Semua janji-janji itu sering kali membuat warga yang menghadiri kampanye terkesima. Larut, melambungkan angan-angan rakyat. Berharap orang yang berbicara di depannya benar-benar menepati janjinya. Harapannya memang begitu. Setidaknya mereka ingat ketika blusukan, dan janjinya kepada rakyat saat kampanye.
Akan halnya teman saya 5 tahun lalu mencalonkan diri sebagai cawabup ternyata tidak terpilih. Paslon teman saya ini hanya juara ketiga dari tiga kontestan.
Meraup suara 50 ribu. Sedagkan dua paslon lainnya berhasil meraup 130 ribuan suara lebih dengan selisih masing-masing berbeda. Tentunya teman saya ini cari kambing hitam ketika balik ke Jatim.

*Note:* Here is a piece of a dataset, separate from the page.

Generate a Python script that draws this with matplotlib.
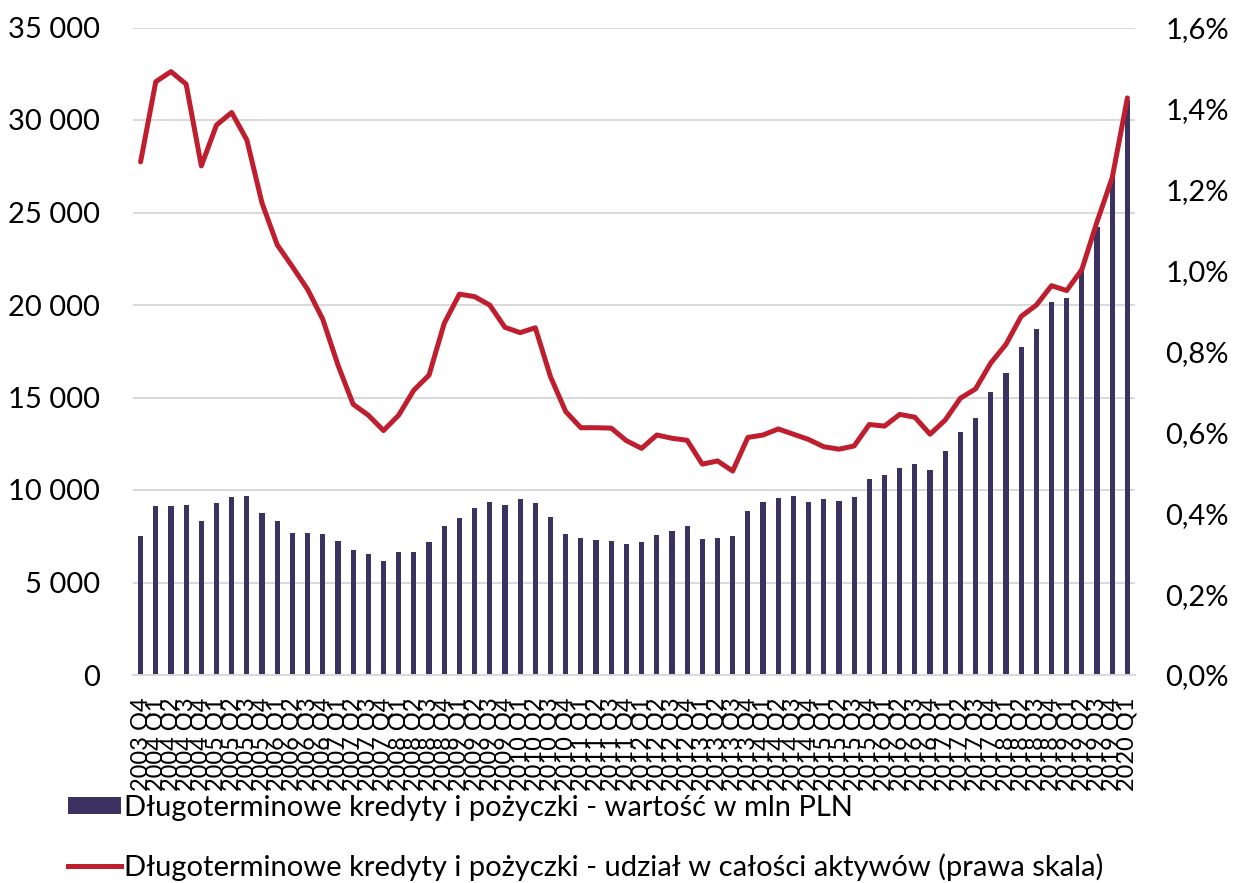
import matplotlib
matplotlib.use('Agg')
import numpy as np
import matplotlib.pyplot as plt
from matplotlib.ticker import FuncFormatter
from matplotlib.patches import Patch
from matplotlib.lines import Line2D

plt.rcParams['font.family'] = ['Lato', 'DejaVu Sans']

# %% data: 2003 Q4 .. 2020 Q1
quarters = ['2003 Q4'] + [f'{y} Q{q}' for y in range(2004, 2020) for q in range(1, 5)] + ['2020 Q1']

value_mln = [7500, 9110, 9130, 9170, 8300, 9290, 9610, 9700, 8770, 8350,
             7690, 7670, 7600, 7270, 6730, 6520, 6140, 6630, 6660, 7200,
             8050, 8460, 9020, 9340, 9170, 9530, 9300, 8540, 7600, 7400,
             7280, 7240, 7060, 7190, 7590, 7770, 8040, 7350, 7400, 7500,
             8850, 9330, 9590, 9680, 9350, 9500, 9390, 9630, 10580, 10790,
             11210, 11390, 11060, 12110, 13110, 13900, 15320, 16320, 17710, 18720,
             20150, 20380, 21900, 24200, 26900, 31100]

share_pct = [1.268, 1.466, 1.491, 1.460, 1.258, 1.359, 1.390, 1.322, 1.166, 1.063,
             1.009, 0.953, 0.879, 0.766, 0.669, 0.642, 0.604, 0.642, 0.704, 0.741,
             0.869, 0.941, 0.935, 0.914, 0.859, 0.846, 0.858, 0.737, 0.651, 0.611,
             0.611, 0.610, 0.579, 0.560, 0.593, 0.585, 0.580, 0.521, 0.529, 0.504,
             0.587, 0.593, 0.608, 0.595, 0.582, 0.564, 0.558, 0.566, 0.619, 0.615,
             0.644, 0.637, 0.595, 0.630, 0.684, 0.707, 0.771, 0.817, 0.886, 0.914,
             0.962, 0.950, 1.002, 1.120, 1.229, 1.426]

label_bar = 'Długoterminowe kredyty i pożyczki - wartość w mln PLN'
label_line = 'Długoterminowe kredyty i pożyczki - udział w całości aktywów (prawa skala)'

BAR_C = '#3B3262'
LINE_C = '#BE1E2D'
GRID_C = '#D9D9D9'

# %%
fig = plt.figure(figsize=(12.35, 8.83), dpi=100)
ax = fig.add_axes([133/1235, 1-675/883, 1002/1235, 647.5/883])
ax2 = ax.twinx()

x = np.arange(len(quarters))
ax.bar(x, value_mln, width=0.34, color=BAR_C, zorder=2)
ax2.plot(x, share_pct, color=LINE_C, lw=3.6, solid_joinstyle='round', solid_capstyle='round')

ax.set_xlim(-0.5, len(quarters) - 0.5)
ax.set_ylim(0, 35000)
ax.set_yticks(np.arange(0, 35001, 5000))
ax.yaxis.set_major_formatter(FuncFormatter(lambda v, p: f'{int(v):,}'.replace(',', ' ')))
ax2.set_ylim(0, 1.6)
ax2.set_yticks(np.arange(0, 1.61, 0.2))
ax2.yaxis.set_major_formatter(FuncFormatter(lambda v, p: f'{v:.1f}%'.replace('.', ',')))

ax.set_xticks(x)
ax.set_xticklabels(quarters, rotation=90, fontsize=17)
ax.set_axisbelow(True)
ax.grid(axis='y', color=GRID_C, lw=1.4)

for a in (ax, ax2):
    for s in a.spines.values():
        s.set_visible(False)
ax.spines['bottom'].set_visible(True)
ax.spines['bottom'].set_color(GRID_C)
ax.spines['bottom'].set_linewidth(1.4)

ax.tick_params(axis='y', length=0, labelsize=21, pad=24)
ax2.tick_params(axis='y', length=0, labelsize=21, pad=22)
ax.tick_params(axis='x', length=0, pad=16)

handles = [Patch(facecolor=BAR_C, edgecolor='none'),
           Line2D([0], [0], color=LINE_C, lw=3.6)]
fig.legend(handles, [label_bar, label_line], loc='upper left',
           bbox_to_anchor=(68/1235, 1-795/883), frameon=False, fontsize=21,
           handlelength=1.8, handleheight=0.5, handletextpad=0.12,
           labelspacing=1.1, borderpad=0, borderaxespad=0)

fig.savefig('out.png', dpi=100)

‘’Ya, waktu mendekati hari pencoblosan, parpol yang membawa saya minta dana, Katanya untuk serangan fajar. Mereka juga minta ke calon bupati saya, untuk mendapatkan 130 ribu suara. Lha, kami ini kan sejak awal memang tidak punya uang,’’ kata teman saya itu.
Meski dia bilang tidak punya uang, teman saya itu sudah menghabiskan dana sekitar Rp 5 miliar. Apakah itu sumbangan dari orang lain. Ternyata bukan. Dia berani jauh-jauh dari Jatim ke Jateng hanya untuk calon wakil bupati dengan menggadaikan tumpukan sertifikat tanah dan rumahnya di Jatim. Sebagian milik keluarga, Sebagian milik sendiri.
‘’Saya ga tahu bagaimana cara menebus sertifikat tanah dan rumah yang saya gadaikan itu,’’ katanya sambil geleng-geleng kepala.